The strongest caveat sits inside the headline number. Twenty-three years of watching covers well under half of a 94-year orbit, so the period is really a best estimate drawn from a partial arc. The paper’s own range runs from about 52 years to 157 years at one standard deviation, and the detection worked at all only because the observations happened to catch the star during its fast, close swing past the black hole around 2012. Away from that moment the star barely moves.

The mass carries similar hedges. The 4.46-solar-mass figure depends on the assumed 0.78-solar-mass weight of the visible star, which shifts if that star turns out to be enriched in helium, as a large fraction of cluster stars are. The team judges enrichment unlikely for this particular star, but it is a live source of error. A thin sliver of the data could in principle still permit an unusually heavy neutron star rather than a black hole, though the authors expect a couple more years of Webb measurements to close even that gap.

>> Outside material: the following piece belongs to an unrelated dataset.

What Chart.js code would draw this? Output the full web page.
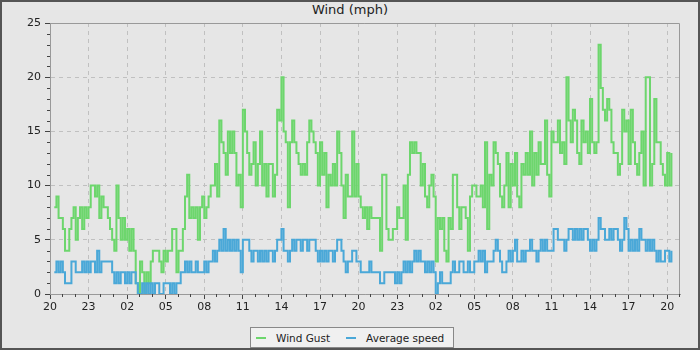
<!DOCTYPE html>
<html>
<head>
<meta charset="utf-8">
<title>Wind (mph)</title>
<script src="https://cdn.jsdelivr.net/npm/chart.js@4.4.1/dist/chart.umd.min.js"></script>
<style>
    html, body { margin: 0; padding: 0; background: #e6e6e6; }
    #wrap {
        position: relative; width: 700px; height: 350px; box-sizing: border-box;
        border: 2px solid #555; background: #e6e6e6; overflow: hidden;
        font-family: "DejaVu Sans", sans-serif; color: #222;
    }
    #title { position: absolute; left: 0; top: 0; width: 696px; text-align: center; font-size: 13px; line-height: 15px; }
    #chart { position: absolute; left: 0; top: 0; }
    #legend {
        position: absolute; left: 248px; top: 325px; height: 19px;
        border: 1px solid #888; background: #f0f0f0;
        display: flex; align-items: center; padding: 0 9px 0 5px;
        font-size: 10.5px; white-space: nowrap;
    }
    .item { display: flex; align-items: center; }
    .item + .item { margin-left: 16px; }
    .swatch { width: 10px; height: 2px; margin-right: 10px; }
</style>
</head>
<body>
<div id="wrap">
    <div id="title">Wind (mph)</div>
    <canvas id="chart" width="696" height="346"></canvas>
    <div id="legend"></div>
</div>
<script>
// 10 minute samples, first one at 20:20 on day one
const firstSampleMinutes = 20;
const sampleMinutes = 10;

const hourLabels = ['20', '23', '02', '05', '08', '11', '14', '17', '20', '23', '02', '05', '08', '11', '14', '17', '20'];

const gustValues = [
    8, 9, 7, 7, 6, 4,   4, 6, 7, 8, 5, 7,   8, 6, 8, 7, 8, 10,   10, 9, 10, 7, 9, 8,
    8, 7, 6, 5, 4, 10,  7, 5, 7, 5, 6, 4,   6, 4, 1, 0, 3, 2,    0, 2, 1, 3, 4, 4,
    4, 3, 2, 4, 3, 4,   4, 6, 6, 2, 4, 4,   6, 9, 11, 7, 8, 7,   8, 5, 8, 9, 7, 8,
    9, 10, 10, 12, 9, 16,   14, 13, 11, 15, 13, 15,   13, 10, 11, 8, 17, 15,   13, 11, 12, 14, 10, 12,
    15, 10, 12, 9, 12, 12,  9, 11, 17, 16, 20, 15,    14, 8, 14, 16, 14, 13,   12, 11, 12, 11, 14, 16,
    15, 14, 13, 10, 14, 11, 13, 8, 11, 10, 12, 10,    15, 13, 10, 7, 11, 9,    9, 15, 9, 12, 9, 8,
    7, 8, 6, 8, 7, 7,   7, 7, 4, 11, 11, 6,   5, 5, 6, 6, 8, 7,   7, 10, 5, 11, 14, 13,
    14, 13, 13, 10, 12, 9,  8, 10, 11, 9, 3, 7,   6, 7, 4, 3, 7, 6,   11, 11, 8, 6, 8, 8,
    7, 4, 9, 10, 10, 9,     9, 10, 8, 14, 6, 11,  10, 14, 13, 12, 9, 8,   10, 13, 8, 12, 10, 13,
    9, 8, 12, 11, 13, 11,   15, 10, 13, 11, 14, 12,   12, 16, 11, 9, 15, 14,   14, 16, 13, 14, 12, 20,
    16, 14, 17, 16, 13, 12, 16, 14, 15, 13, 18, 14,   13, 14, 23, 19, 17, 16,   18, 17, 14, 13, 13, 11,
    12, 17, 15, 16, 12, 17, 14, 12, 11, 13, 15, 10,   20, 20, 10, 12, 18, 14,   14, 12, 11, 10, 13, 10,
    13
];

const avgValues = [
    2, 3, 2, 3, 2, 1,   1, 1, 3, 3, 2, 2,   2, 3, 2, 3, 2, 3,   3, 2, 4, 2, 3, 3,
    3, 3, 3, 2, 1, 2,   1, 2, 2, 1, 2, 1,   2, 2, 1, 0, 0, 1,   0, 1, 0, 1, 0, 1,
    1, 0, 0, 1, 1, 1,   0, 1, 0, 1, 1, 2,   2, 3, 2, 3, 2, 2,   3, 2, 2, 2, 3, 2,
    3, 3, 4, 3, 4, 5,   4, 6, 4, 5, 4, 5,   4, 5, 4, 2, 5, 5,   5, 4, 3, 4, 4, 3,
    4, 3, 4, 3, 4, 4,   3, 4, 5, 5, 6, 4,   4, 3, 4, 5, 4, 5,   5, 4, 5, 5, 4, 5,
    5, 5, 4, 3, 4, 3,   4, 3, 4, 4, 3, 4,   5, 5, 4, 3, 2, 3,   3, 4, 4, 3, 3, 2,
    2, 2, 2, 3, 2, 2,   2, 2, 1, 1, 2, 2,   2, 2, 2, 1, 2, 1,   2, 3, 2, 3, 2, 3,
    4, 3, 4, 3, 3, 2,   3, 2, 3, 2, 0, 1,   2, 1, 1, 1, 1, 2,   3, 2, 2, 3, 3, 2,
    2, 3, 2, 2, 3, 3,   4, 3, 4, 2, 3, 3,   3, 4, 5, 4, 3, 2,   2, 3, 4, 3, 4, 5,
    3, 3, 4, 3, 4, 4,   5, 4, 4, 3, 4, 5,   4, 5, 4, 4, 4, 6,   6, 5, 5, 5, 4, 5,
    6, 6, 5, 6, 5, 6,   5, 6, 6, 5, 4, 5,   4, 5, 7, 6, 6, 5,   5, 6, 5, 6, 6, 5,
    4, 5, 7, 6, 4, 5,   4, 5, 4, 6, 5, 5,   4, 5, 4, 5, 4, 3,   4, 3, 3, 4, 4, 3,
    4
];

document.addEventListener('DOMContentLoaded', function() {
    // x = hours after 20:00 on the first day
    function toPoints(values) {
        return values.map((v, i) => ({ x: (firstSampleMinutes + i * sampleMinutes) / 60, y: v }));
    }

    // minor ticks every hour / every mph, plus the top and right frame edges
    const frameAndMinorTicks = {
        id: 'frameAndMinorTicks',
        afterDraw(chart) {
            const { ctx, chartArea, scales } = chart;
            ctx.save();
            ctx.strokeStyle = '#444';
            ctx.lineWidth = 1;
            ctx.beginPath();
            for (let h = 1; h <= 49; h++) {
                if (h % 3 === 0) continue;
                const px = Math.round(scales.x.getPixelForValue(h)) - 0.5;
                ctx.moveTo(px, chartArea.bottom);
                ctx.lineTo(px, chartArea.bottom + 3);
            }
            for (let v = 1; v < 25; v++) {
                if (v % 5 === 0) continue;
                const py = Math.round(scales.y.getPixelForValue(v)) + 0.5;
                ctx.moveTo(chartArea.left - 3, py);
                ctx.lineTo(chartArea.left, py);
            }
            ctx.stroke();

            ctx.strokeStyle = '#999';
            ctx.beginPath();
            ctx.moveTo(chartArea.left, chartArea.top + 0.5);
            ctx.lineTo(chartArea.right - 0.5, chartArea.top + 0.5);
            ctx.lineTo(chartArea.right - 0.5, chartArea.bottom);
            ctx.stroke();
            ctx.restore();
        }
    };

    const tickFont = { family: 'DejaVu Sans', size: 11 };

    const chart = new Chart(document.getElementById('chart').getContext('2d'), {
        type: 'line',
        data: {
            datasets: [{
                label: 'Wind Gust',
                data: toPoints(gustValues),
                borderColor: '#6dd66d',
                backgroundColor: '#6dd66d',
                stepped: true,
                order: 2
            }, {
                label: 'Average speed',
                data: toPoints(avgValues),
                borderColor: '#4aa8d8',
                backgroundColor: '#4aa8d8',
                stepped: true,
                order: 1
            }]
        },
        options: {
            responsive: false,
            animation: false,
            devicePixelRatio: 1,
            layout: { padding: { top: 21, right: 18, left: 0, bottom: 0 } },
            elements: {
                point: { radius: 0 },
                line: { borderWidth: 2, tension: 0, fill: false }
            },
            plugins: {
                legend: { display: false },
                title: { display: false },
                tooltip: { enabled: false }
            },
            scales: {
                x: {
                    type: 'linear',
                    min: 0,
                    max: 49,
                    afterFit: function(scale) { scale.height = 54; },
                    afterBuildTicks: function(scale) {
                        scale.ticks = scale.ticks.filter(t => t.value % 3 === 0);
                    },
                    ticks: {
                        stepSize: 3,
                        includeBounds: false,
                        autoSkip: false,
                        maxRotation: 0,
                        padding: 2,
                        color: '#222',
                        font: tickFont,
                        callback: function(value) { return hourLabels[Math.round(value / 3)]; }
                    },
                    grid: { color: '#c0c0c0', lineWidth: 1, tickLength: 5, tickColor: '#444' },
                    border: { color: '#999', width: 1, dash: [4, 4] }
                },
                y: {
                    min: 0,
                    max: 25,
                    afterFit: function(scale) { scale.width = 48; },
                    ticks: { stepSize: 5, padding: 4, color: '#222', font: tickFont },
                    grid: { color: '#c0c0c0', lineWidth: 1, tickLength: 5, tickColor: '#444' },
                    border: { color: '#999', width: 1, dash: [4, 4] }
                }
            }
        },
        plugins: [frameAndMinorTicks]
    });

    // legend box built from the datasets
    const legend = document.getElementById('legend');
    for (const ds of chart.data.datasets) {
        const item = document.createElement('div');
        item.className = 'item';
        item.innerHTML = `<span class="swatch" style="background:${ds.borderColor}"></span><span>${ds.label}</span>`;
        legend.appendChild(item);
    }
});
</script>
</body>
</html>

The ten-thousand figure deserves the same care. It comes from models of the cluster’s dynamics, not a headcount, and the authors themselves caution it is likely an overestimate, partly because earlier models did not fully account for the big central black hole. What the new work delivers is not the population but the first confirmed member of it, measured one star at a time.

What comes next

The team frames oMEGACat BH-2 as a starting point rather than a conclusion. Their models say more such binaries should be lurking in the same cluster, and further Webb observations should sharpen this orbit and settle the last neutron-star question. Further out, they are counting on NASA’s Nancy Grace Roman Space Telescope, which will survey crowded star fields on a regular cadence with Hubble-sharp vision.

Finding this black hole took two telescopes trained on the same speck of light for 23 years, and a single lucky stretch when the star swung close and fast. The next ones will ask for the same patience, and the instruments to spend it are only now coming online.